Encouragement of Supplier Relationships Near-shore
Tariffs often push businesses toward "near-shoring" or sourcing materials and manufacturing closer to home. Establishing partnerships with nearby suppliers can shorten lead times, reduce uncertainty, and create stronger supplier relationships. For industries heavily reliant on just-in-time (JIT) inventory models, reliable suppliers close to home can be a game-changer.
Adapting to a Tariff-Driven Environment
For professionals managing supply chains or working in manufacturing, preparing for the impact of tariffs is essential. Here are a few strategies that can help mitigate these challenges while ensuring operations remain smooth.
1. Diversify Supply Chains
Don’t put all your eggs in one basket. Diversifying your supplier base across multiple regions can help reduce overreliance on one country, ensuring you’re not overly exposed to sudden tariff changes or trade disputes.
2. Monitor Trade Policies Regularly
Tariffs are not static. Changes in political leadership or trade agreements can shift tariff policies. Staying informed about trading policies and tariff adjustments will help you make strategic business decisions in advance rather than reacting at the last minute.
3. Explore Cost-Effective Automation
Rising costs from tariffs may lead many companies to seek efficiencies elsewhere. Investing in automation for warehouses, manufacturing jobs, or other operational processes could offset increased sourcing costs by improving productivity.

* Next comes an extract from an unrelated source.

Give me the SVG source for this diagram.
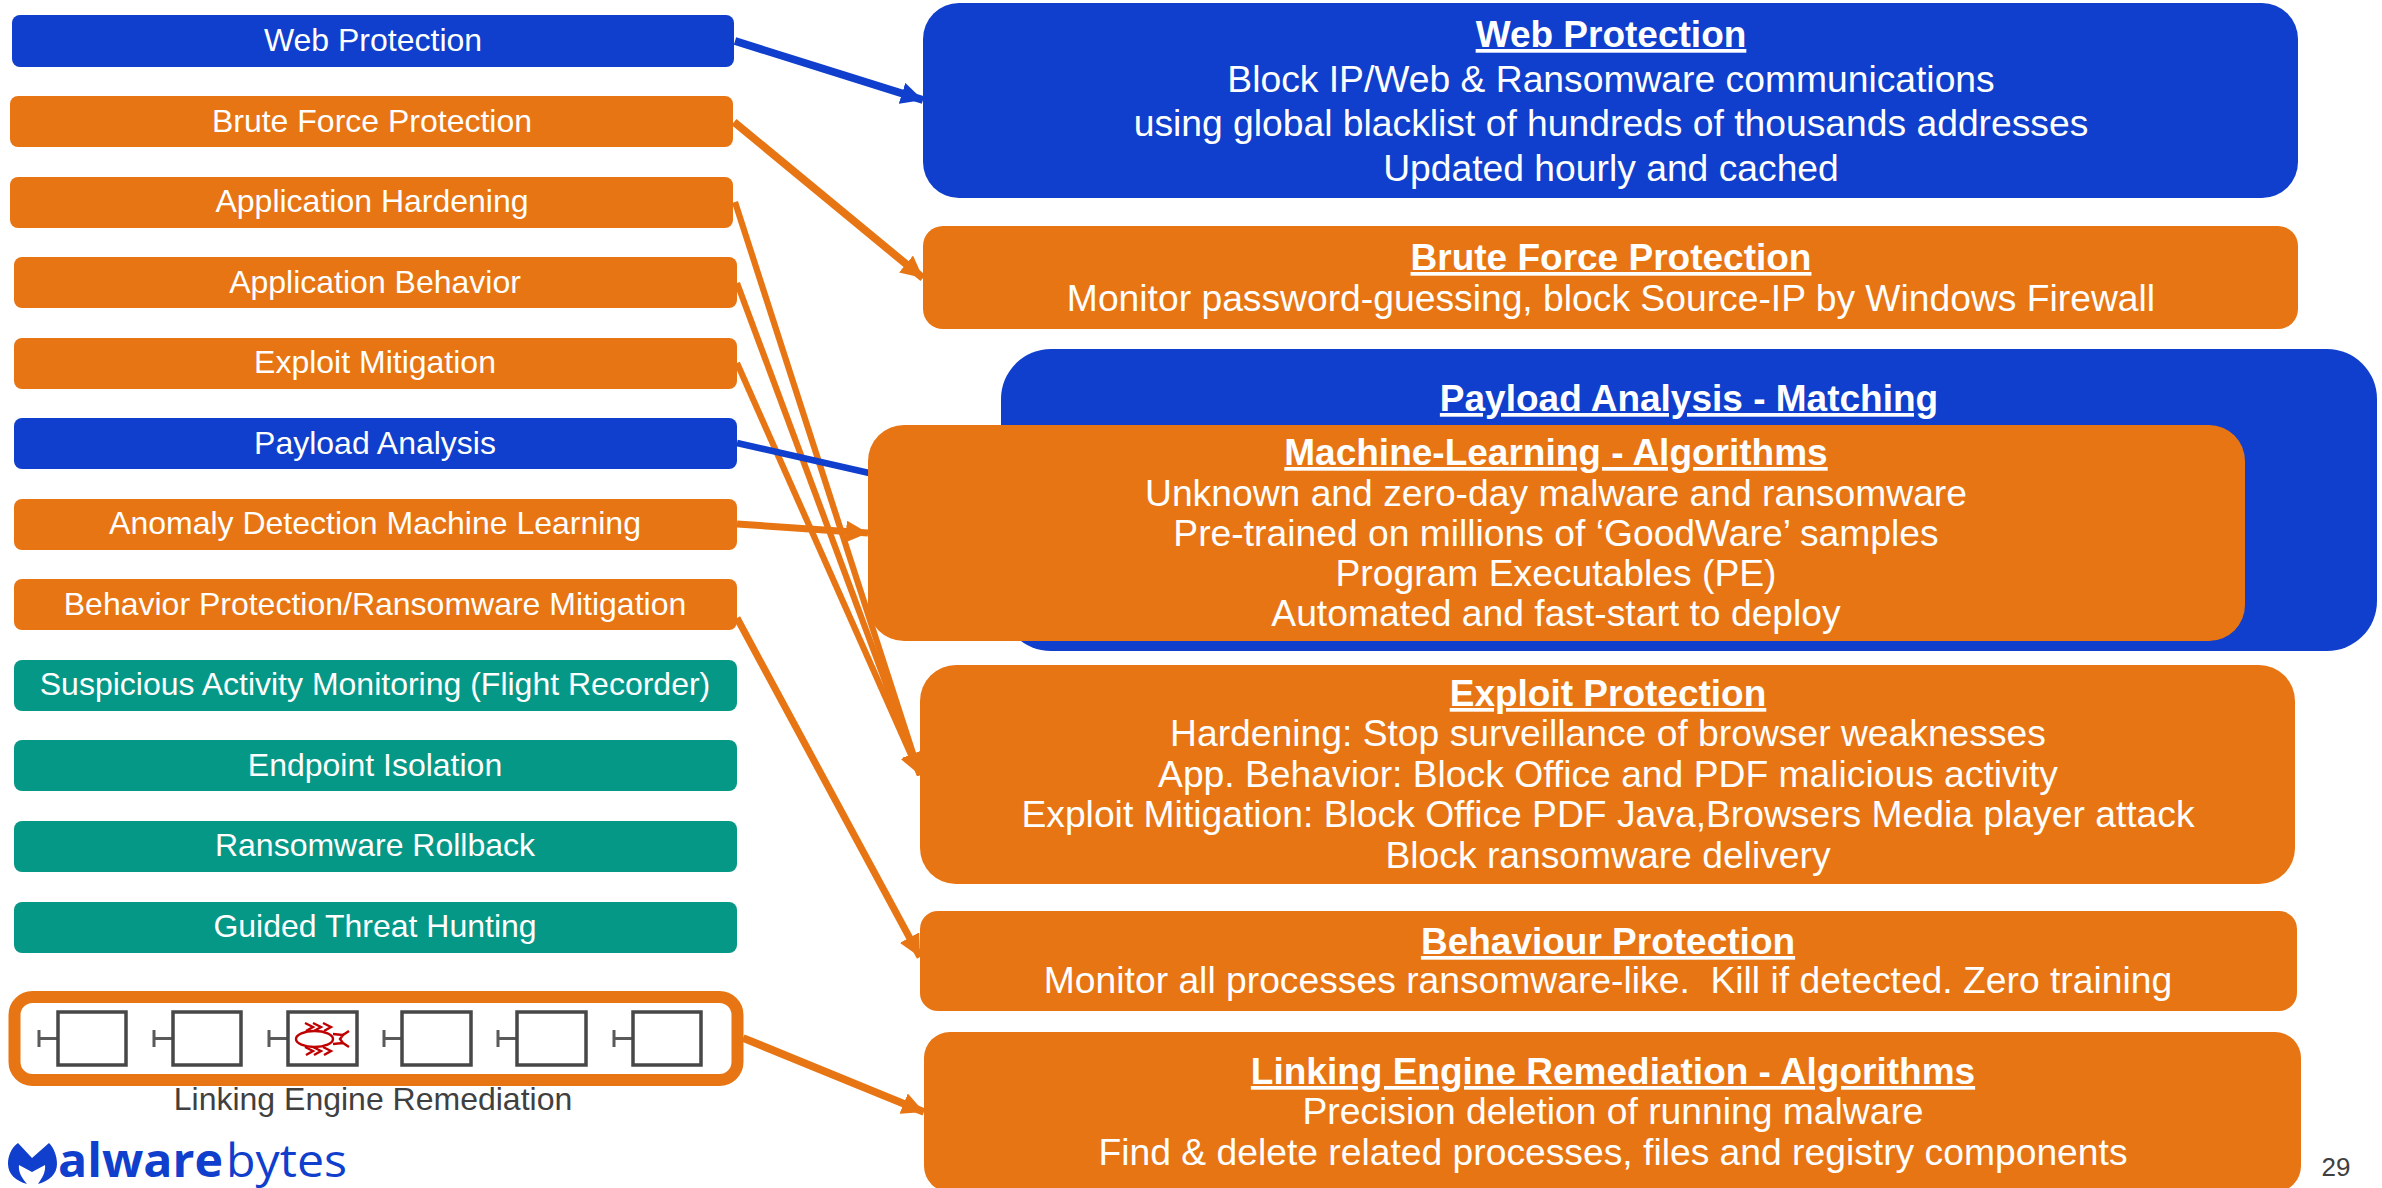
<svg xmlns="http://www.w3.org/2000/svg" width="2382" height="1188" viewBox="0 0 2382 1188">
<style>
text{font-family:"Liberation Sans",Arial,sans-serif;fill:#fff;text-anchor:middle;white-space:pre}
.o{fill:#E87513}.b{fill:#0F3FCC}.t{fill:#069887}
.l{font-size:32px}
.h{font-size:37px;font-weight:bold;text-decoration:underline}
.d{font-size:37.25px}
.co{stroke:#E87513;stroke-width:6.2;fill:none;marker-end:url(#ao)}
.cb{stroke:#0F3FCC;stroke-width:6.7;fill:none;marker-end:url(#ab)}
.w{stroke-width:7.8}
.sq{fill:#fff;stroke:#474747;stroke-width:3.5}
.st{fill:none;stroke:#5a5a5a;stroke-width:3}
.bug{fill:none;stroke:#C00000;stroke-width:2.4}
.logo{font-family:"Open Sans",sans-serif;font-size:46px;fill:#0F3FCC;text-anchor:start}
</style>
<defs>
<marker id="ao" markerUnits="userSpaceOnUse" markerWidth="22" markerHeight="22" refX="22" refY="11" orient="auto"><path d="M0 0L22 11L0 22z" fill="#E87513"/></marker>
<marker id="ab" markerUnits="userSpaceOnUse" markerWidth="22" markerHeight="22" refX="22" refY="11" orient="auto"><path d="M0 0L22 11L0 22z" fill="#0F3FCC"/></marker>
</defs>
<rect width="2382" height="1188" fill="#fff"/>
<g id="connectors">
<line class="cb w" x1="735" y1="41" x2="923" y2="100"/>
<line class="co w" x1="734" y1="122" x2="923" y2="278"/>
<line class="co" x1="735" y1="202" x2="920" y2="775"/>
<line class="co" x1="737" y1="283" x2="920" y2="775"/>
<line class="co" x1="737" y1="363" x2="920" y2="775"/>
<line class="cb" x1="737" y1="443" x2="1001" y2="503"/>
<line class="co" style="stroke-width:7" x1="737" y1="524" x2="868" y2="533"/>
<line class="co" style="stroke-width:7" x1="737" y1="618" x2="920" y2="957"/>
<line class="co w" x1="743" y1="1038" x2="924" y2="1112"/>
</g>
<g id="n-web"><rect class="b" x="12" y="15" width="722" height="52" rx="8"/><text class="l" x="373" y="51">Web Protection</text></g>
<g id="n-brute"><rect class="o" x="10" y="96" width="723" height="51" rx="8"/><text class="l" x="372" y="132">Brute Force Protection</text></g>
<g id="n-hardening"><rect class="o" x="10" y="177" width="723" height="51" rx="8"/><text class="l" x="372" y="212">Application Hardening</text></g>
<g id="n-behavior"><rect class="o" x="14" y="257" width="723" height="51" rx="8"/><text class="l" x="375" y="293">Application Behavior</text></g>
<g id="n-exploit"><rect class="o" x="14" y="338" width="723" height="51" rx="8"/><text class="l" x="375" y="373">Exploit Mitigation</text></g>
<g id="n-payload"><rect class="b" x="14" y="418" width="723" height="51" rx="8"/><text class="l" x="375" y="454">Payload Analysis</text></g>
<g id="n-anomaly"><rect class="o" x="14" y="499" width="723" height="51" rx="8"/><text class="l" x="375" y="534">Anomaly Detection Machine Learning</text></g>
<g id="n-ransom"><rect class="o" x="14" y="579" width="723" height="51" rx="8"/><text class="l" x="375" y="615">Behavior Protection/Ransomware Mitigation</text></g>
<g id="n-suspicious"><rect class="t" x="14" y="660" width="723" height="51" rx="8"/><text class="l" x="375" y="695">Suspicious Activity Monitoring (Flight Recorder)</text></g>
<g id="n-isolation"><rect class="t" x="14" y="740" width="723" height="51" rx="8"/><text class="l" x="375" y="776">Endpoint Isolation</text></g>
<g id="n-rollback"><rect class="t" x="14" y="821" width="723" height="51" rx="8"/><text class="l" x="375" y="856">Ransomware Rollback</text></g>
<g id="n-hunting"><rect class="t" x="14" y="902" width="723" height="51" rx="8"/><text class="l" x="375" y="937">Guided Threat Hunting</text></g>
<g id="n-linking-left">
<rect x="14.500" y="997" width="723" height="83" rx="18" fill="#fff" stroke="#E87513" stroke-width="12"/>
<g class="st"><path d="M39 1030v17M39 1038.500h19M154 1030v17M154 1038.500h19M269 1030v17M269 1038.500h19M384 1030v17M384 1038.500h19M498 1030v17M498 1038.500h19M614 1030v17M614 1038.500h19"/></g>
<rect class="sq" x="58" y="1012" width="68" height="53"/>
<rect class="sq" x="173" y="1012" width="68" height="53"/>
<rect class="sq" x="288" y="1012" width="69" height="53"/>
<rect class="sq" x="402" y="1012" width="69" height="53"/>
<rect class="sq" x="517" y="1012" width="69" height="53"/>
<rect class="sq" x="633" y="1012" width="68" height="53"/>
<g class="bug"><ellipse cx="314.500" cy="1039" rx="18.500" ry="8"/><path d="M333 1034l10 1-3 4 3 4-10 1M343 1035l6-4M343 1043l6 4M305 1023l8 4-7 4M313 1023l8 4-7 4M323 1023l8 4-7 4M305 1047l8 4-7 4M313 1047l8 4-7 4M323 1047l8 4-7 4"/></g>
<text x="373" y="1110" style="font-size:32px;fill:#404040">Linking Engine Remediation</text>
</g>
<g id="logo">
<path fill="#0F3FCC" d="M18 1143C11 1148 8 1156 8 1164C8 1174 16 1181 27 1184C22 1178 18 1172 19 1165L32 1172L45 1165C46 1172 42 1178 38 1184C49 1181 57 1174 57 1164C57 1156 54 1148 49 1143L32 1158Z"/>
<text class="logo" x="58" y="1177" font-weight="700" textLength="165" lengthAdjust="spacingAndGlyphs">alware</text>
<text class="logo" x="226" y="1177" font-weight="400" textLength="121" lengthAdjust="spacingAndGlyphs">bytes</text>
</g>
<g id="r-web"><rect class="b" x="923" y="3" width="1375" height="195" rx="36"/>
<text class="h" x="1611" y="47">Web Protection</text>
<text class="d" x="1611" y="92">Block IP/Web &amp; Ransomware communications</text>
<text class="d" x="1611" y="136">using global blacklist of hundreds of thousands addresses</text>
<text class="d" x="1611" y="181">Updated hourly and cached</text></g>
<g id="r-brute"><rect class="o" x="923" y="226" width="1375" height="103" rx="20"/>
<text class="h" x="1611" y="270">Brute Force Protection</text>
<text class="d" x="1611" y="311">Monitor password-guessing, block Source-IP by Windows Firewall</text></g>
<g id="r-payload"><rect class="b" x="1001" y="349" width="1376" height="302" rx="50"/>
<text class="h" x="1689" y="411">Payload Analysis - Matching</text></g>
<g id="r-ml"><rect class="o" x="868" y="425" width="1377" height="216" rx="36"/>
<text class="h" x="1556" y="465">Machine-Learning - Algorithms</text>
<text class="d" x="1556" y="506">Unknown and zero-day malware and ransomware</text>
<text class="d" x="1556" y="546">Pre-trained on millions of ‘GoodWare’ samples</text>
<text class="d" x="1556" y="586">Program Executables (PE)</text>
<text class="d" x="1556" y="626">Automated and fast-start to deploy</text></g>
<g id="r-exploit"><rect class="o" x="920" y="665" width="1375" height="219" rx="36"/>
<text class="h" x="1608" y="706">Exploit Protection</text>
<text class="d" x="1608" y="746">Hardening: Stop surveillance of browser weaknesses</text>
<text class="d" x="1608" y="787">App. Behavior: Block Office and PDF malicious activity</text>
<text class="d" x="1608" y="827">Exploit Mitigation: Block Office PDF Java,Browsers Media player attack</text>
<text class="d" x="1608" y="868">Block ransomware delivery</text></g>
<g id="r-behaviour"><rect class="o" x="920" y="911" width="1377" height="100" rx="18"/>
<text class="h" x="1608" y="954">Behaviour Protection</text>
<text class="d" x="1608" y="993">Monitor all processes ransomware-like.  Kill if detected. Zero training</text></g>
<g id="r-linking"><rect class="o" x="924" y="1032" width="1377" height="160" rx="26"/>
<text class="h" x="1613" y="1084">Linking Engine Remediation - Algorithms</text>
<text class="d" x="1613" y="1124">Precision deletion of running malware</text>
<text class="d" x="1613" y="1165">Find &amp; delete related processes, files and registry components</text></g>
<text id="page" x="2336" y="1176" style="font-size:26px;fill:#404040">29</text>
</svg>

4. Strengthen Collaboration with Partners
Clear communication and collaboration with suppliers, logistics providers, and customers will improve transparency. This makes it easier to adapt when shifting timelines or price increases downstream.
5. Engage in Advocacy
Many organizations underestimate their collective influence. Engaging in trade advocacy and policy discussions through industry groups is an effective way businesses can voice their concerns and push for constructive changes in trade policy.
What the Future Holds for Tariffs and Manufacturing
The global trade landscape will remain volatile, with new tariffs and trade disputes likely in the years to come. For manufacturing businesses and supply chain managers alike, agility and resilience remain key.

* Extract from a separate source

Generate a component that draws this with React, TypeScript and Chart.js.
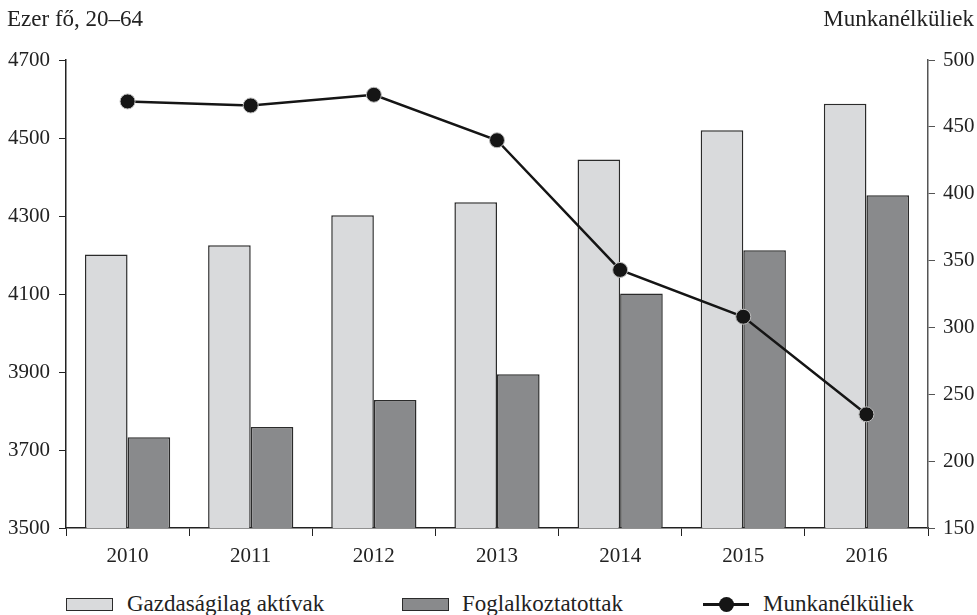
import React, { useEffect, useRef } from "react";
import { Chart, registerables } from "chart.js";

Chart.register(...registerables);

const years = ["2010", "2011", "2012", "2013", "2014", "2015", "2016"];
const activeValues = [4201, 4225, 4302, 4335, 4445, 4520, 4588];
const employedValues = [3733, 3759, 3828, 3894, 4101, 4212, 4353];
const unemployedValues = [469, 466, 474, 440, 343, 308, 235];
const seriesNames = ["Gazdaságilag aktívak", "Foglalkoztatottak", "Munkanélküliek"];
const leftTitle = "Ezer fő, 20–64";
const rightTitle = "Munkanélküliek";

const FONT = '"Liberation Serif", "Times New Roman", serif';
const LIGHT = "#d9dadc";
const DARK = "#898a8c";
const EDGE = "#2b2b2b";
const TICK_SIZE = 21;

export default function App() {
  const ref = useRef<HTMLCanvasElement | null>(null);

  useEffect(() => {
    document.body.style.margin = "0";
    let chart: Chart | null = null;
    let cancelled = false;
    const build = () => {
      if (cancelled || !ref.current) return;
      const ctx = ref.current.getContext("2d")!;
      chart = new Chart(ctx, {
        type: "bar",
        data: {
          labels: years,
          datasets: [
            {
              type: "line",
              label: seriesNames[2],
              data: unemployedValues,
              yAxisID: "y1",
              borderColor: "#151515",
              borderWidth: 2.5,
              pointRadius: 7.5,
              pointBackgroundColor: "#151515",
              pointBorderColor: "#bdbdbd",
              pointBorderWidth: 1,
              tension: 0,
              order: 0,
            } as any,
            {
              label: seriesNames[0],
              data: activeValues,
              yAxisID: "y",
              backgroundColor: LIGHT,
              borderColor: EDGE,
              borderWidth: 1.5,
              order: 1,
            },
            {
              label: seriesNames[1],
              data: employedValues,
              yAxisID: "y",
              backgroundColor: DARK,
              borderColor: EDGE,
              borderWidth: 1.5,
              order: 1,
            },
          ],
        },
        options: {
          animation: false,
          responsive: false,
          maintainAspectRatio: false,
          layout: { padding: { top: 60, left: 0, right: 0, bottom: 0 } },
          plugins: { legend: { display: false }, tooltip: { enabled: false } },
          datasets: { bar: { categoryPercentage: 0.692, barPercentage: 1 } },
          scales: {
            x: {
              grid: { drawOnChartArea: false, tickLength: 8, color: "#222", offset: true },
              border: { color: "#222", width: 1.5 },
              ticks: { color: "#222", font: { family: FONT, size: TICK_SIZE }, padding: 8 },
              afterFit: (s: any) => { s.height = 42; },
            },
            y: {
              position: "left",
              min: 3500,
              max: 4700,
              grid: { drawOnChartArea: false, tickLength: 7, color: "#222" },
              border: { color: "#222", width: 1.5 },
              ticks: {
                stepSize: 200,
                color: "#222",
                font: { family: FONT, size: TICK_SIZE },
                padding: 9,
                callback: (v: any) => String(v),
              },
              afterFit: (s: any) => { s.width = 66; },
            },
            y1: {
              position: "right",
              min: 150,
              max: 500,
              grid: { drawOnChartArea: false, tickLength: 7, color: "#555" },
              border: { color: "#555", width: 1.5 },
              ticks: {
                stepSize: 50,
                color: "#222",
                font: { family: FONT, size: TICK_SIZE },
                padding: 8,
                callback: (v: any) => String(v),
              },
              afterFit: (s: any) => { s.width = 49; },
            },
          },
        },
      });
    };
    const fonts: any = (document as any).fonts;
    if (fonts && fonts.load) {
      fonts
        .load(`${TICK_SIZE}px "Liberation Serif"`)
        .then(build, build);
    } else {
      build();
    }
    return () => {
      cancelled = true;
      if (chart) chart.destroy();
    };
  }, []);

  const textStyle: React.CSSProperties = {
    position: "absolute",
    fontFamily: FONT,
    fontSize: 23,
    color: "#222",
    whiteSpace: "nowrap",
    lineHeight: "26px",
  };
  const box = (bg: string, left: number): React.CSSProperties => ({
    position: "absolute",
    left,
    top: 598,
    width: 45,
    height: 11,
    background: bg,
    border: `1.5px solid ${EDGE}`,
  });

  return (
    <div style={{ position: "relative", width: 977, height: 615, background: "#fff", overflow: "hidden" }}>
      <canvas ref={ref} width={977} height={570} style={{ position: "absolute", left: 0, top: 0, width: 977, height: 570 }} />
      <div style={{ ...textStyle, left: 7, top: 6 }}>{leftTitle}</div>
      <div style={{ ...textStyle, right: 3, top: 6 }}>{rightTitle}</div>

      <div style={box(LIGHT, 66)} />
      <div style={{ ...textStyle, left: 127, top: 591 }}>{seriesNames[0]}</div>
      <div style={box(DARK, 402)} />
      <div style={{ ...textStyle, left: 462, top: 591 }}>{seriesNames[1]}</div>
      <div style={{ position: "absolute", left: 703, top: 603, width: 46, height: 3, background: "#151515" }} />
      <div style={{ position: "absolute", left: 719, top: 597, width: 15, height: 15, borderRadius: "50%", background: "#151515" }} />
      <div style={{ ...textStyle, left: 763, top: 591 }}>{seriesNames[2]}</div>
    </div>
  );
}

The future will likely see a stronger focus on near-shoring strategies, supply chain digitalization, and AI-enabled tools that give businesses a competitive edge. Understanding the full scope of tariff implications on supply chains will continue to be a critical factor for achieving sustainable growth.
If you oversee supply chain operations, the implications of tariffs go beyond words on a trade policy document. Every hike, negotiation, or rollback has a tangible impact on how efficiently goods move and at what cost. By staying informed and strategically prepared, you can turn these disruptions into opportunities for innovation.